Bug in PTX ISA (carry propagation)?

311 views Asked by At

Is there a bug in Cuda? I have run the following code on my GTX580 and r1 is zero at the end. I expect that it is one due to carry propagation? I have tested the code with Cuda Toolkit 4.2.9 and 5.5 and use "nvcc -arch=sm_20 bug.cu -o bug && ./bug" to compile and run it.

#include <stdio.h>
#include <cuda.h>

__global__ void bug()
{
  unsigned int r1 = 0;
  unsigned int r2 = 0;

  asm( "\n\t"
       "sub.cc.u32 %0, 0, 1;\n\t"
       "addc.cc.u32 %1, 0, 0;\n\t"
     : "=r"(r1), "=r"(r2) );

  printf("r1 >> %04X\n", r1);
  printf("r2 >> %04X\n", r2);

}

int main(void)
{
  float *a_d;
  cudaMalloc((void **) &a_d, 1);

  bug <<< 1,1 >>> ();

  cudaFree(a_d);
}

Output
r1 >> FFFFFFFF
r2 >> 0000
2

There are 2 answers

1
user4811 On

I think I have found an explanation. There is a note in the PTX manual which says for the sub.cc instruction: "Behavior is the same for unsigned and signed integers."

0
Robert Crovella On

I believe you're making some assumptions about the CC.CF flag referenced in the PTX ISA documentation that may not be valid.

Note that the definition of specific states (e.g. 0 or 1) of this bit are never given that I can see. Furthermore, I don't find any mapping between the definition of "carry-in/carry-out" and "borrow-in/borrow-out"

Stated another way, I think you are assuming that a "borrow" status in this flag is identical to a "carry" status. In other words, you are assuming something like:

CF:  
0    =  (NO CARRY) or (NO BORROW)
1    =  (CARRY) or (BORROW)

But such a truth table or mapping is never given. Furthermore the manual states:

The condition code register ... is mainly intended for use in straight-line code sequences for computing extended-precision integer addition, subtraction, and multiplication.

I don't think your code satisfies the intent, nor do I think the above assumption of truth table for CC.CF is valid.

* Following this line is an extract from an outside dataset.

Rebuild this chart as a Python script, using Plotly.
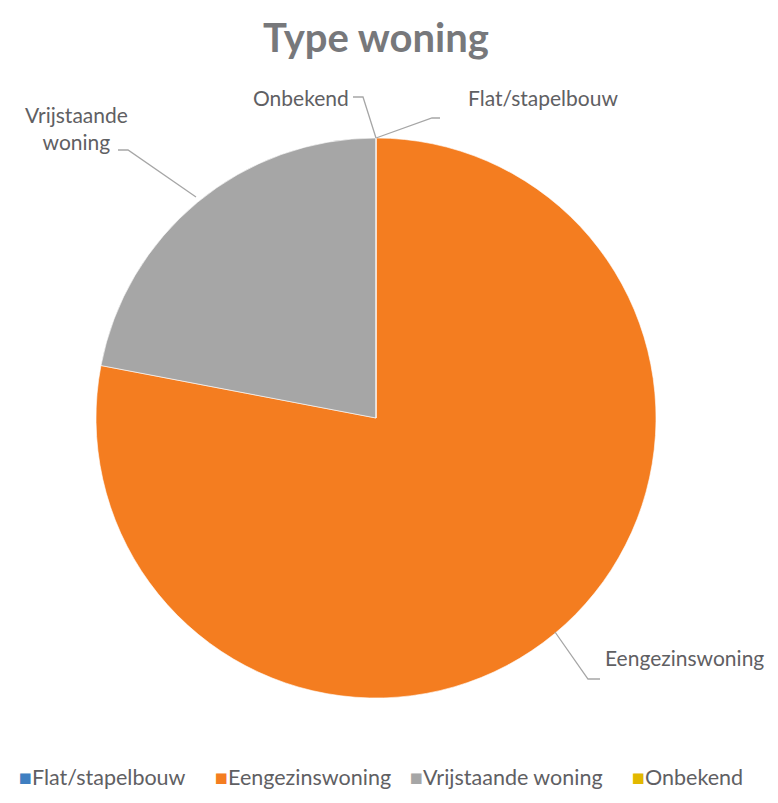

In fact what I think is happening is a truth table like this:

CF:  
0    =  (CARRY) or (NO BORROW)
1    =  (NO CARRY) or (BORROW)

(the 0 and 1 here are arbitrary; that is also not defined in the manual.)

All examples of code I have tried (about 6 cases, including yours) have fit the definition I have given above.

Having said this, I would think it unwise to depend on this, as it is mostly undocumented. A safe rule for computer architecture is that undocumented behavior may change in the future.